-- Provided records start --
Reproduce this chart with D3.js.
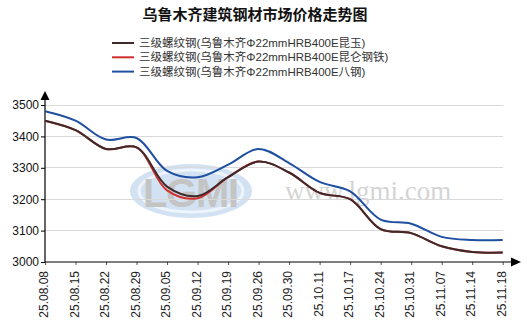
<!DOCTYPE html>
<html><head><meta charset="utf-8">
<script src="https://cdn.jsdelivr.net/npm/d3@7"></script>
<style>body{margin:0;background:#fff}svg{display:block}</style>
</head><body>
<svg id="c" width="527" height="334"></svg>
<script>
const title = "乌鲁木齐建筑钢材市场价格走势图";
const dates = ["25.08.08","25.08.15","25.08.22","25.08.29","25.09.05","25.09.12","25.09.19","25.09.26","25.09.30","25.10.11","25.10.17","25.10.24","25.10.31","25.11.07","25.11.14","25.11.18"];
const seriesNames = ["三级螺纹钢(乌鲁木齐Φ22mmHRB400E昆玉)","三级螺纹钢(乌鲁木齐Φ22mmHRB400E昆仑钢铁)","三级螺纹钢(乌鲁木齐Φ22mmHRB400E八钢)"];
const kunyu  = [3450,3420,3360,3365,3240,3210,3270,3320,3285,3220,3200,3105,3092,3050,3032,3030];
const kunlun = [3450,3420,3360,3365,3228,3203,3270,3320,3285,3220,3200,3105,3092,3050,3032,3030];
const bagang = [3480,3450,3390,3395,3290,3270,3310,3360,3315,3255,3225,3135,3122,3080,3070,3070];
const yTicks = [3000,3100,3200,3300,3400,3500];
const colors = ["#3e2a2a","#d0302e","#1f4fa0"];

const svg = d3.select("#c");
const x = d3.scalePoint().domain(dates).range([45, 502.7]);
const y = d3.scaleLinear().domain([3000,3500]).range([262,105]);
const font = "'Liberation Sans', Arial, 'Noto Sans CJK SC', sans-serif";

// watermark
const wm = svg.append("g");
wm.append("ellipse").attr("cx",191).attr("cy",191).attr("rx",61).attr("ry",27).attr("fill","#d3e2f2");
wm.append("ellipse").attr("cx",191).attr("cy",191).attr("rx",52).attr("ry",21).attr("fill","none").attr("stroke","#eef4fb").attr("stroke-width",3);
wm.append("text").attr("x",191).attr("y",207).attr("text-anchor","middle").attr("font-family","'Liberation Sans', Arial").attr("font-weight","bold").attr("font-size",40).attr("fill","#c4c4c4").attr("textLength",96).text("LGMI");
wm.append("text").attr("x",285).attr("y",200).attr("font-family","'Liberation Serif', 'Times New Roman', serif").attr("font-size",27).attr("fill","#d4d4d4").text("www.lgmi.com");

// grid
svg.append("g").selectAll("line").data(yTicks.slice(1)).join("line")
  .attr("x1",45).attr("x2",503).attr("y1",d=>y(d)).attr("y2",d=>y(d))
  .attr("stroke","#d9d9d9").attr("stroke-width",1).attr("shape-rendering","crispEdges");

// title
svg.append("text").attr("x",255).attr("y",20).attr("text-anchor","middle")
  .attr("font-family","'Noto Sans CJK SC', sans-serif").attr("font-weight","bold").attr("font-size",15).attr("fill","#111").text(title);

// legend
const lg = svg.append("g");
seriesNames.forEach((n,i)=>{
  const yy = 43 + i*14.3;
  lg.append("line").attr("x1",112).attr("x2",134).attr("y1",yy).attr("y2",yy).attr("stroke",colors[i]).attr("stroke-width",2);
  lg.append("text").attr("x",139).attr("y",yy).attr("dy","0.36em").attr("font-family",font).attr("font-size",11.5).attr("fill","#333").text(n);
});

// y axis
const ya = svg.append("g").attr("transform","translate(45,0)")
  .call(d3.axisLeft(y).tickValues(yTicks).tickSize(4).tickPadding(2).tickFormat(d3.format("d")));
ya.select(".domain").remove();
ya.selectAll("line").attr("stroke","#000");
ya.selectAll("text").attr("font-family",font).attr("font-size",12).attr("fill","#111");
svg.append("line").attr("x1",45).attr("x2",45).attr("y1",262).attr("y2",98).attr("stroke","#000").attr("stroke-width",1.2);
svg.append("path").attr("d","M45,91 L40.5,100 L49.5,100 Z").attr("fill","#000");

// x axis
const xa = svg.append("g").attr("transform","translate(0,262)")
  .call(d3.axisBottom(x).tickSize(3).tickPadding(0));
xa.select(".domain").remove();
xa.selectAll("line").attr("stroke","#555");
xa.selectAll("text").attr("font-family",font).attr("font-size",12).attr("fill","#222")
  .attr("text-anchor","end").attr("transform","rotate(-90)").attr("x",-9).attr("y",-1.5).attr("dy","0.35em");
svg.append("line").attr("x1",45).attr("x2",512).attr("y1",262).attr("y2",262).attr("stroke","#000").attr("stroke-width",1.2);
svg.append("path").attr("d","M521,262 L511,257.5 L511,266.5 Z").attr("fill","#000");

// lines
const line = d3.line().x((d,i)=>x(dates[i])).y(d=>y(d)).curve(d3.curveCatmullRom.alpha(0.5));
[[kunlun,1],[bagang,2],[kunyu,0]].forEach(([s,idx])=>{
  svg.append("path").attr("d",line(s)).attr("fill","none").attr("stroke",colors[idx]).attr("stroke-width",2);
});
</script>
</body></html>
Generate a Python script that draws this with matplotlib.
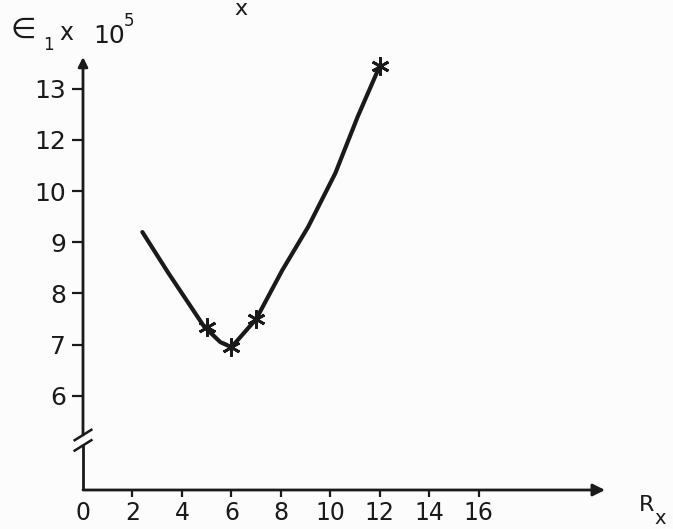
import numpy as np
import matplotlib
matplotlib.use("Agg")
import matplotlib.pyplot as plt

# measured points (stars) and the hand-drawn trend curve through them
rx_pts = [5, 6, 7, 12]
eps_pts = [7.35, 6.95, 7.5, 13.45]

rx_curve = [2.4, 3.45, 4.9, 5.55, 6.0, 7.0, 8.05, 9.1, 10.2, 11.1, 12.0]
eps_curve = [9.2, 8.4, 7.35, 7.05, 6.95, 7.5, 8.45, 9.3, 10.7, 12.45, 13.45]

xticks = [0, 2, 4, 6, 8, 10, 12, 14, 16]
yticks = [6, 7, 8, 9, 10, 12, 13]
ytick_labels = ["6", "7", "8", "9", "10", "12", "13"]

INK = "#1a1a1a"

# the y axis ticks are equally spaced even though the labels skip 11
_yv = np.array(yticks, float)
_yp = np.arange(len(yticks), dtype=float)

def fwd(v):
    v = np.asarray(v, float)
    out = np.interp(v, _yv, _yp)
    out = np.where(v < _yv[0], v - _yv[0], out)
    out = np.where(v > _yv[-1], _yp[-1] + (v - _yv[-1]), out)
    return out

def inv(p):
    p = np.asarray(p, float)
    out = np.interp(p, _yp, _yv)
    out = np.where(p < 0, _yv[0] + p, out)
    out = np.where(p > _yp[-1], _yv[-1] + (p - _yp[-1]), out)
    return out

W, H = 673, 529
fig = plt.figure(figsize=(W / 100, H / 100), dpi=100, facecolor="#fcfcfc")
ax = fig.add_axes([83 / W, 1 - 490 / H, (605 - 83) / W, (490 - 57) / H])
ax.set_facecolor("none")
ax.set_yscale("function", functions=(fwd, inv))
ax.set_xlim(0, 21.1)
ax.set_ylim(4.16, 13.62)

for s in ax.spines.values():
    s.set_visible(False)

ax.set_xticks(xticks)
ax.set_xticklabels([str(t) for t in xticks])
ax.set_yticks(yticks)
ax.set_yticklabels(ytick_labels)
ax.yaxis.set_minor_locator(matplotlib.ticker.NullLocator())
ax.tick_params(axis="y", direction="out", length=8, width=1.6, color=INK,
               labelsize=18, labelcolor=INK, pad=4)
ax.tick_params(axis="x", direction="out", length=5, width=1.6, color=INK,
               labelsize=17, labelcolor=INK, pad=3)
ax.xaxis.get_major_ticks()[0].tick1line.set_visible(False)

# axes drawn as arrows, with a break near the bottom of the y axis
brk = 0.115
arrow = dict(arrowstyle="-|>", lw=2.0, color=INK, mutation_scale=18,
             shrinkA=0, shrinkB=0)
ax.annotate("", xy=(1.0, 0), xytext=(0, 0), xycoords="axes fraction",
            arrowprops=arrow)
ax.annotate("", xy=(0, 1.0), xytext=(0, brk + 0.012), xycoords="axes fraction",
            arrowprops=dict(arrow, mutation_scale=14))
ax.plot([0, 0], [0, brk - 0.012], color=INK, lw=2.0, transform=ax.transAxes,
        clip_on=False, solid_capstyle="butt")
for dy in (-0.012, 0.012):
    ax.plot([-0.016, 0.016], [brk + dy - 0.012, brk + dy + 0.012], color=INK,
            lw=1.8, transform=ax.transAxes, clip_on=False)

ax.plot(rx_curve, eps_curve, color=INK, lw=3.0, solid_joinstyle="round",
        solid_capstyle="round", clip_on=False)
ax.plot(rx_pts, eps_pts, linestyle="none", marker=(6, 2, 0), ms=13, mew=2.0,
        color=INK, clip_on=False)

# y axis title: epsilon_1 x 10^5
def ftext(x, y, s, size):
    fig.text(x / W, 1 - y / H, s, fontsize=size, color=INK, va="baseline")

ftext(11, 38, "\u2208", 21)
ftext(43, 50, "1", 12)
ftext(59, 40, "x", 17)
ftext(93, 43, "10", 18)
ftext(124, 26, "5", 12)

ftext(234, 15, "x", 16)
ftext(639, 511, "R", 16)
ftext(654, 524, "x", 14)

fig.savefig("out.png", dpi=100, facecolor=fig.get_facecolor())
-- Provided records end --
- **Written exercise**
Both the line with "Generate a Python" and the line with "import matplotlib.pyplot as plt" are included: reproduce them and every line between, exactly, with pictures omitted.

- **Result of this exercise**
Generate a Python script that draws this with matplotlib.
import numpy as np
import matplotlib
matplotlib.use("Agg")
import matplotlib.pyplot as plt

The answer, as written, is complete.